* Data shown:
—————
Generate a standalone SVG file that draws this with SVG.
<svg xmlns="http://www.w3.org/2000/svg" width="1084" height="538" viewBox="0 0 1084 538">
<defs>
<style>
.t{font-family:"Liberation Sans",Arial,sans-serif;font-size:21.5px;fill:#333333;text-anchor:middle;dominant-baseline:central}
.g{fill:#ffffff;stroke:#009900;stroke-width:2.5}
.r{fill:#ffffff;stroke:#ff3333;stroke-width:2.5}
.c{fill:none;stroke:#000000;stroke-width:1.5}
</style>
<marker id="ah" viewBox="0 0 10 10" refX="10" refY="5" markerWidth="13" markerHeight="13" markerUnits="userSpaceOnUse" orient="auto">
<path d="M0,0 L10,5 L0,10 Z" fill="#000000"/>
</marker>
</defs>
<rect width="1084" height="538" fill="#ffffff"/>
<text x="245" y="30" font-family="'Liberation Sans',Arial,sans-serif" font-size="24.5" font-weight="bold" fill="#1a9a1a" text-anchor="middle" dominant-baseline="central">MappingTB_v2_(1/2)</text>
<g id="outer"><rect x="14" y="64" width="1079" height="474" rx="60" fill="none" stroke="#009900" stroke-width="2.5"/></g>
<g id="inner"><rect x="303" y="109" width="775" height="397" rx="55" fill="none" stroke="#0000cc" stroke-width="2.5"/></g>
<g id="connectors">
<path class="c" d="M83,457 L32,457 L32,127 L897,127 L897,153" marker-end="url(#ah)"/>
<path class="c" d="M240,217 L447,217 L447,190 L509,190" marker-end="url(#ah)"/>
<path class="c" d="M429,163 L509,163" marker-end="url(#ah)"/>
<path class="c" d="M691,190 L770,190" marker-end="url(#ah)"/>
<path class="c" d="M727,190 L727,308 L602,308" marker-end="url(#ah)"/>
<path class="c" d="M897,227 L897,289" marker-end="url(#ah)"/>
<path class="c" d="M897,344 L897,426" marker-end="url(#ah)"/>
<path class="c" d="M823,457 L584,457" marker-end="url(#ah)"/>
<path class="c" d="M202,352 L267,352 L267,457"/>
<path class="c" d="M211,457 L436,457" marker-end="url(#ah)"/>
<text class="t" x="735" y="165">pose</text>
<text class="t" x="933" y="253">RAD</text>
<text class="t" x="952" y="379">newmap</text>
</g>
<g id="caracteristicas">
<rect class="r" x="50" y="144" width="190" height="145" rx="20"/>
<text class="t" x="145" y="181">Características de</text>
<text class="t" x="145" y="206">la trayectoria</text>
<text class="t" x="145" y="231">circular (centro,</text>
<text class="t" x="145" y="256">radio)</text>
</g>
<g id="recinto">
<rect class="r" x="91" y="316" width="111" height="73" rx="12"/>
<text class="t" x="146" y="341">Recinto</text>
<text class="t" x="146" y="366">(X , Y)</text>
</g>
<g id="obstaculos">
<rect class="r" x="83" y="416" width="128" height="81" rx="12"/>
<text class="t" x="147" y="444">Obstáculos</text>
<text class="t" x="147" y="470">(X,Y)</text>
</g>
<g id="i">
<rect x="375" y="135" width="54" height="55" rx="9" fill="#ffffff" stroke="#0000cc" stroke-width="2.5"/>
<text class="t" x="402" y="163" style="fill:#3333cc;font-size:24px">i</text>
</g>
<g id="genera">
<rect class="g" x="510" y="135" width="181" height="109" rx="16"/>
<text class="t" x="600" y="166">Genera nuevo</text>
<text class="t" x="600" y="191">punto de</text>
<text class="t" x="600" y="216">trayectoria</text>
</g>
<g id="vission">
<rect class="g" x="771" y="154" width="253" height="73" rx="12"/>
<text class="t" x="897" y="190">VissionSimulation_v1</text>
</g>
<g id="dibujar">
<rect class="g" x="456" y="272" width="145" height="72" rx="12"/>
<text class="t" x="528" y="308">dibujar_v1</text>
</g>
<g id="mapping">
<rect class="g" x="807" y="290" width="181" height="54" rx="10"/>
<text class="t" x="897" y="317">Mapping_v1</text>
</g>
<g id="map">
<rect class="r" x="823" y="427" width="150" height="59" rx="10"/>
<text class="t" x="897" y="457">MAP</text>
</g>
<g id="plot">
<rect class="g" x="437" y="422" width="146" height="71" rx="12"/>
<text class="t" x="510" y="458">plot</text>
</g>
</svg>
—————
* Written instruction:
Reproduce all of the data exactly as given.

* The answer:
Generate a standalone SVG file that draws this with SVG.
<svg xmlns="http://www.w3.org/2000/svg" width="1084" height="538" viewBox="0 0 1084 538">
<defs>
<style>
.t{font-family:"Liberation Sans",Arial,sans-serif;font-size:21.5px;fill:#333333;text-anchor:middle;dominant-baseline:central}
.g{fill:#ffffff;stroke:#009900;stroke-width:2.5}
.r{fill:#ffffff;stroke:#ff3333;stroke-width:2.5}
.c{fill:none;stroke:#000000;stroke-width:1.5}
</style>
<marker id="ah" viewBox="0 0 10 10" refX="10" refY="5" markerWidth="13" markerHeight="13" markerUnits="userSpaceOnUse" orient="auto">
<path d="M0,0 L10,5 L0,10 Z" fill="#000000"/>
</marker>
</defs>
<rect width="1084" height="538" fill="#ffffff"/>
<text x="245" y="30" font-family="'Liberation Sans',Arial,sans-serif" font-size="24.5" font-weight="bold" fill="#1a9a1a" text-anchor="middle" dominant-baseline="central">MappingTB_v2_(1/2)</text>
<g id="outer"><rect x="14" y="64" width="1079" height="474" rx="60" fill="none" stroke="#009900" stroke-width="2.5"/></g>
<g id="inner"><rect x="303" y="109" width="775" height="397" rx="55" fill="none" stroke="#0000cc" stroke-width="2.5"/></g>
<g id="connectors">
<path class="c" d="M83,457 L32,457 L32,127 L897,127 L897,153" marker-end="url(#ah)"/>
<path class="c" d="M240,217 L447,217 L447,190 L509,190" marker-end="url(#ah)"/>
<path class="c" d="M429,163 L509,163" marker-end="url(#ah)"/>
<path class="c" d="M691,190 L770,190" marker-end="url(#ah)"/>
<path class="c" d="M727,190 L727,308 L602,308" marker-end="url(#ah)"/>
<path class="c" d="M897,227 L897,289" marker-end="url(#ah)"/>
<path class="c" d="M897,344 L897,426" marker-end="url(#ah)"/>
<path class="c" d="M823,457 L584,457" marker-end="url(#ah)"/>
<path class="c" d="M202,352 L267,352 L267,457"/>
<path class="c" d="M211,457 L436,457" marker-end="url(#ah)"/>
<text class="t" x="735" y="165">pose</text>
<text class="t" x="933" y="253">RAD</text>
<text class="t" x="952" y="379">newmap</text>
</g>
<g id="caracteristicas">
<rect class="r" x="50" y="144" width="190" height="145" rx="20"/>
<text class="t" x="145" y="181">Características de</text>
<text class="t" x="145" y="206">la trayectoria</text>
<text class="t" x="145" y="231">circular (centro,</text>
<text class="t" x="145" y="256">radio)</text>
</g>
<g id="recinto">
<rect class="r" x="91" y="316" width="111" height="73" rx="12"/>
<text class="t" x="146" y="341">Recinto</text>
<text class="t" x="146" y="366">(X , Y)</text>
</g>
<g id="obstaculos">
<rect class="r" x="83" y="416" width="128" height="81" rx="12"/>
<text class="t" x="147" y="444">Obstáculos</text>
<text class="t" x="147" y="470">(X,Y)</text>
</g>
<g id="i">
<rect x="375" y="135" width="54" height="55" rx="9" fill="#ffffff" stroke="#0000cc" stroke-width="2.5"/>
<text class="t" x="402" y="163" style="fill:#3333cc;font-size:24px">i</text>
</g>
<g id="genera">
<rect class="g" x="510" y="135" width="181" height="109" rx="16"/>
<text class="t" x="600" y="166">Genera nuevo</text>
<text class="t" x="600" y="191">punto de</text>
<text class="t" x="600" y="216">trayectoria</text>
</g>
<g id="vission">
<rect class="g" x="771" y="154" width="253" height="73" rx="12"/>
<text class="t" x="897" y="190">VissionSimulation_v1</text>
</g>
<g id="dibujar">
<rect class="g" x="456" y="272" width="145" height="72" rx="12"/>
<text class="t" x="528" y="308">dibujar_v1</text>
</g>
<g id="mapping">
<rect class="g" x="807" y="290" width="181" height="54" rx="10"/>
<text class="t" x="897" y="317">Mapping_v1</text>
</g>
<g id="map">
<rect class="r" x="823" y="427" width="150" height="59" rx="10"/>
<text class="t" x="897" y="457">MAP</text>
</g>
<g id="plot">
<rect class="g" x="437" y="422" width="146" height="71" rx="12"/>
<text class="t" x="510" y="458">plot</text>
</g>
</svg>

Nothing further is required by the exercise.